これらの保有技術から生まれ、現在同社のヒット商品となっているのがドライブレコーダーである。前田氏は「カー製品とビデオカメラの専門メーカーという強みを生かして、2014年に市場参入し、現在は約25%の国内シェアを獲得している」と語る。
右肩上がりで伸びている国内ドライブレコーダー市場だが、単価が伸びている点でも特徴的だ。「2014年の参入時点で市販品の平均単価は約1万2000円だった。市場拡大すると値下がりするのが一般的だが、現在は値上がりしている。だからこそ当社の持つ技術をさらに入れ込める」(前田氏)という。
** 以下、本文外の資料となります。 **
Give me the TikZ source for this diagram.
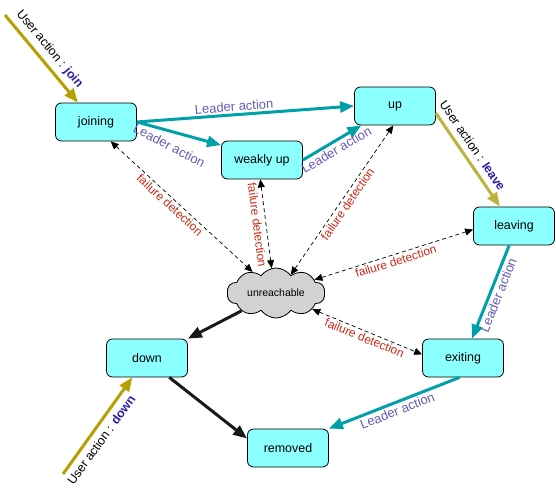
\documentclass[tikz,border=0pt]{standalone}
\usepackage{fontspec}
\setmainfont{Liberation Sans}
\usetikzlibrary{arrows.meta,shapes.symbols,positioning}
\definecolor{boxfill}{RGB}{140,255,255}
\definecolor{leadercolor}{RGB}{0,160,170}
\definecolor{usercolor}{RGB}{180,160,0}
\definecolor{leavecolor}{RGB}{190,178,60}
\definecolor{cloudfill}{RGB}{210,210,210}
\definecolor{leadertext}{RGB}{100,90,180}
\definecolor{failtext}{RGB}{205,40,20}
\definecolor{actiontext}{RGB}{45,30,170}
\tikzset{
  member state/.style={
    rectangle,
    rounded corners=6bp,
    draw=black,
    fill=boxfill,
    line width=0.8bp,
    minimum width=81bp,
    minimum height=38bp,
    font=\fontsize{12.5}{14}\selectfont
  },
  lost state/.style={
    cloud,
    cloud puffs=10,
    cloud puff arc=110,
    aspect=2.1,
    draw=black,
    fill=cloudfill,
    line width=0.8bp,
    minimum width=98bp,
    minimum height=50bp,
    inner sep=0pt,
    font=\fontsize{10.5}{12}\selectfont
  },
  leader arrow/.style={
    -{Triangle[length=14bp,width=11bp]},
    line width=3bp,
    draw=leadercolor
  },
  user arrow/.style={leader arrow, draw=usercolor},
  final arrow/.style={leader arrow, draw=black!90},
  fail link/.style={
    {Triangle[length=8bp,width=7bp]}-{Triangle[length=8bp,width=7bp]},
    dash pattern=on 4bp off 3bp,
    line width=0.7bp
  },
  leader label/.style={sloped, text=leadertext, font=\fontsize{13}{15}\selectfont, inner sep=2bp},
  fail label/.style={sloped, text=failtext, font=\fontsize{12}{14}\selectfont, inner sep=2bp},
  user label/.style={sloped, font=\fontsize{12.5}{14}\selectfont, inner sep=2bp}
}
\newcommand{\useract}[1]{User action : \textcolor{actiontext}{\textbf{#1}}}

\begin{document}
\begin{tikzpicture}[x=1bp, y=-1bp]
  \useasboundingbox (0,0) rectangle (556,495);

  % Member states
  \node[member state] (joining) at (96,122) {joining};
  \node[member state] (weakly) at (262,160) {weakly up};
  \node[member state] (up) at (395,106) {up};
  \node[member state] (leaving) at (514,226) {leaving};
  \node[member state] (exiting) at (463,358) {exiting};
  \node[member state] (down) at (147,358) {down};
  \node[member state] (removed) at (288,448) {removed};
  \node[lost state] (lost) at (276,293) {unreachable};

  % Free ends of user actions
  \coordinate (join in) at (5,15);
  \coordinate (down in) at (63,474);

  % User actions
  \draw[user arrow] (join in) -- node[user label, above=3bp, pos=0.48] {\useract{join}} (joining.133);
  \draw[user arrow, draw=leavecolor] (up.-10) -- node[user label, above=4bp, pos=0.42] {\useract{leave}} (leaving.126);
  \draw[user arrow] (down in) -- node[user label, below=3bp, pos=0.42] {\useract{down}} (down.-127);

  % Leader actions
  \draw[leader arrow] (joining.east) -- node[leader label, above, pos=0.45] {Leader action} (up.west);
  \draw[leader arrow] (joining.east) -- node[leader label, below=6bp, pos=0.45, rotate=-12] {Leader action} (weakly.160);
  \draw[leader arrow] (weakly.east) -- node[leader label, below] {Leader action} (up.210);
  \draw[leader arrow] (leaving.-104) -- node[leader label, below] {Leader action} (exiting.65);
  \draw[leader arrow] (exiting.-100) -- node[leader label, below] {Leader action} (removed.north east);

  % Towards removal
  \draw[final arrow] (lost) -- (down.north east);
  \draw[final arrow] (down.-41) -- (removed.167);

  % Failure detection
  \draw[fail link] (joining.-53) -- node[fail label, below, pos=0.45] {failure detection} (lost.138);
  \draw[fail link] (weakly.-95) -- node[fail label, below=2bp] {failure detection} (lost.100);
  \draw[fail link] (lost.51) -- node[fail label, below] {failure detection} (up.-95);
  \draw[fail link] (lost.19) -- node[fail label, below] {failure detection} (leaving.185);
  \draw[fail link] (lost.-24) -- node[fail label, below] {failure detection} (exiting.175);

\end{tikzpicture}
\end{document}
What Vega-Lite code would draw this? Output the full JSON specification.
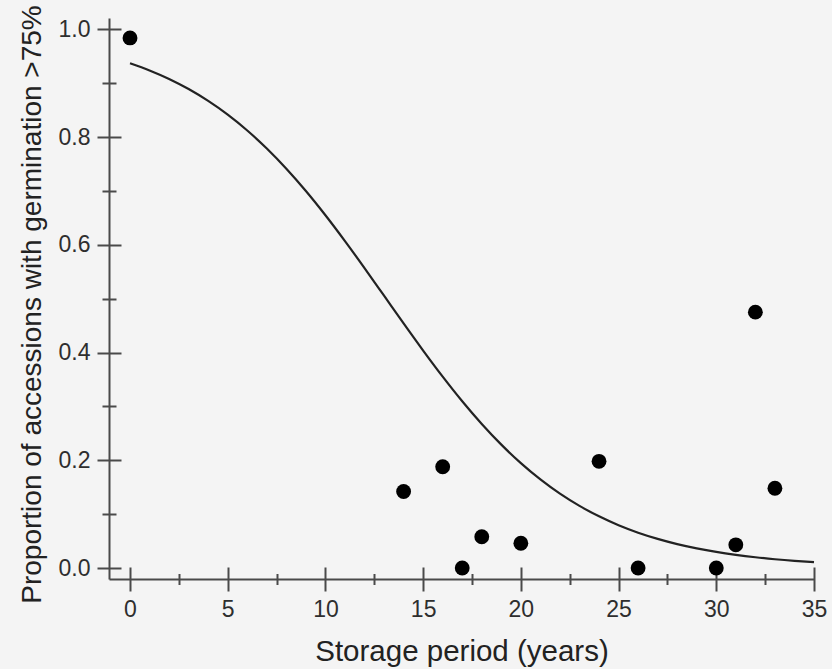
{
  "$schema": "https://vega.github.io/schema/vega-lite/v6.json",
  "width": 705,
  "height": 561,
  "autosize": "none",
  "padding": {"left": 109, "top": 18, "right": 18, "bottom": 90},
  "background": "#f4f4f4",
  "config": {
    "view": {"stroke": null},
    "font": "Liberation Sans",
    "axis": {
      "grid": false,
      "domainColor": "#4a4a4a",
      "domainWidth": 2,
      "tickColor": "#4a4a4a",
      "tickWidth": 2,
      "labelFont": "Liberation Sans",
      "labelFontSize": 23,
      "labelColor": "#2e2e2e",
      "titleFont": "Liberation Sans",
      "titleFontSize": 28,
      "titleFontWeight": "normal",
      "titleColor": "#222222"
    }
  },
  "datasets": {
    "points": [
      {"year": 0, "p": 0.984},
      {"year": 14, "p": 0.142},
      {"year": 16, "p": 0.188},
      {"year": 17, "p": 0.0},
      {"year": 18, "p": 0.058},
      {"year": 20, "p": 0.046},
      {"year": 24, "p": 0.198},
      {"year": 26, "p": 0.0},
      {"year": 30, "p": 0.0},
      {"year": 31, "p": 0.043},
      {"year": 32, "p": 0.475},
      {"year": 33, "p": 0.148}
    ],
    "curve": [
      {"year": 0, "p": 0.9370}, {"year": 1, "p": 0.9237}, {"year": 2, "p": 0.9079},
      {"year": 3, "p": 0.8891}, {"year": 4, "p": 0.8671}, {"year": 5, "p": 0.8416},
      {"year": 6, "p": 0.8122}, {"year": 7, "p": 0.7787}, {"year": 8, "p": 0.7412},
      {"year": 9, "p": 0.6998}, {"year": 10, "p": 0.6548}, {"year": 11, "p": 0.6068},
      {"year": 12, "p": 0.5568}, {"year": 13, "p": 0.5055}, {"year": 14, "p": 0.4541},
      {"year": 15, "p": 0.4037}, {"year": 16, "p": 0.3553}, {"year": 17, "p": 0.3096},
      {"year": 18, "p": 0.2674}, {"year": 19, "p": 0.2290}, {"year": 20, "p": 0.1947},
      {"year": 21, "p": 0.1644}, {"year": 22, "p": 0.1380}, {"year": 23, "p": 0.1153},
      {"year": 24, "p": 0.0959}, {"year": 25, "p": 0.0794}, {"year": 26, "p": 0.0656},
      {"year": 27, "p": 0.0541}, {"year": 28, "p": 0.0444}, {"year": 29, "p": 0.0365},
      {"year": 30, "p": 0.0299}, {"year": 31, "p": 0.0245}, {"year": 32, "p": 0.0200},
      {"year": 33, "p": 0.0163}, {"year": 34, "p": 0.0133}, {"year": 35, "p": 0.0109}
    ]
  },
  "resolve": {"axis": {"x": "independent", "y": "independent"}},
  "layer": [
    {
      "data": {"name": "curve"},
      "mark": {"type": "line", "color": "#222222", "strokeWidth": 2.2, "interpolate": "monotone"},
      "encoding": {
        "x": {
          "field": "year", "type": "quantitative",
          "scale": {"domain": [-1.075, 35], "nice": false, "zero": false},
          "axis": {
            "orient": "bottom", "values": [0, 5, 10, 15, 20, 25, 30, 35], "format": "d",
            "ticks": false, "labelPadding": 19, "labelFlush": false,
            "title": "Storage period (years)", "titlePadding": 16, "titleFontSize": 29.5
          }
        },
        "y": {
          "field": "p", "type": "quantitative",
          "scale": {"domain": [-0.0204, 1.021], "nice": false, "zero": false},
          "axis": {
            "orient": "left", "values": [0, 0.2, 0.4, 0.6, 0.8, 1.0], "format": ".1f",
            "ticks": false, "labelPadding": 19, "labelFlush": false,
            "title": "Proportion of accessions with germination >75%", "titlePadding": 12,
            "titleY": 286
          }
        }
      }
    },
    {
      "data": {"name": "curve"},
      "mark": {"type": "line", "opacity": 0},
      "encoding": {
        "x": {
          "field": "year", "type": "quantitative",
          "axis": {
            "orient": "bottom", "values": [2.5, 7.5, 12.5, 17.5, 22.5, 27.5, 32.5],
            "domain": false, "labels": false, "title": null, "ticks": true,
            "tickSize": 11, "offset": -5.5
          }
        },
        "y": {
          "field": "p", "type": "quantitative",
          "axis": {
            "orient": "left", "values": [0.1, 0.3, 0.5, 0.7, 0.9],
            "domain": false, "labels": false, "title": null, "ticks": true,
            "tickSize": 14, "offset": -7
          }
        }
      }
    },
    {
      "data": {"name": "points"},
      "mark": {"type": "circle", "color": "#000000", "opacity": 1, "size": 220},
      "encoding": {
        "x": {
          "field": "year", "type": "quantitative",
          "axis": {
            "orient": "bottom", "values": [0, 5, 10, 15, 20, 25, 30, 35],
            "domain": false, "labels": false, "title": null, "ticks": true,
            "tickSize": 24, "offset": -12
          }
        },
        "y": {
          "field": "p", "type": "quantitative",
          "axis": {
            "orient": "left", "values": [0, 0.2, 0.4, 0.6, 0.8, 1.0],
            "domain": false, "labels": false, "title": null, "ticks": true,
            "tickSize": 24, "offset": -12
          }
        }
      }
    }
  ]
}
ドライブレコーダーで特に強みになっているのが、ビデオカメラ関連の技術だ。ただ単にビデオカメラを内製するだけでなく、映像を処理するためのSoC(System on Chip)も設計してきた。さらには、レンズ、イメージセンサー、ISP(Image Signal Processor)などビデオカメラを構成する要素部品の全てで自社開発の実績があるという。ドライブレコーダーでは、こられの技術を基にした画像チューニングが最大の特徴になっている。
例えば自社設計レンズによって、ドライブレコーダーにとって重要な最適なフォーカス特性が得られる。また、画面内を480個のウィンドウに分割してそれぞれに重み付けを行うインテリジェント絞り制御機能により、車載カメラのあらゆる撮像シーンに最適な露出を実現できるという。さらに、豊富な車載機器の開発実績により、ドライブレコーダー以外の車載機器との電磁波干渉が起こりにくい回路設計ができることも強みになる。前田氏は「自動車メーカー向けに納入する場合は、このノイズ対策技術が極めて重要だ。当社は100項目以上の品質保証や信頼性の試験を行って、そういった要求に応えている」と述べる。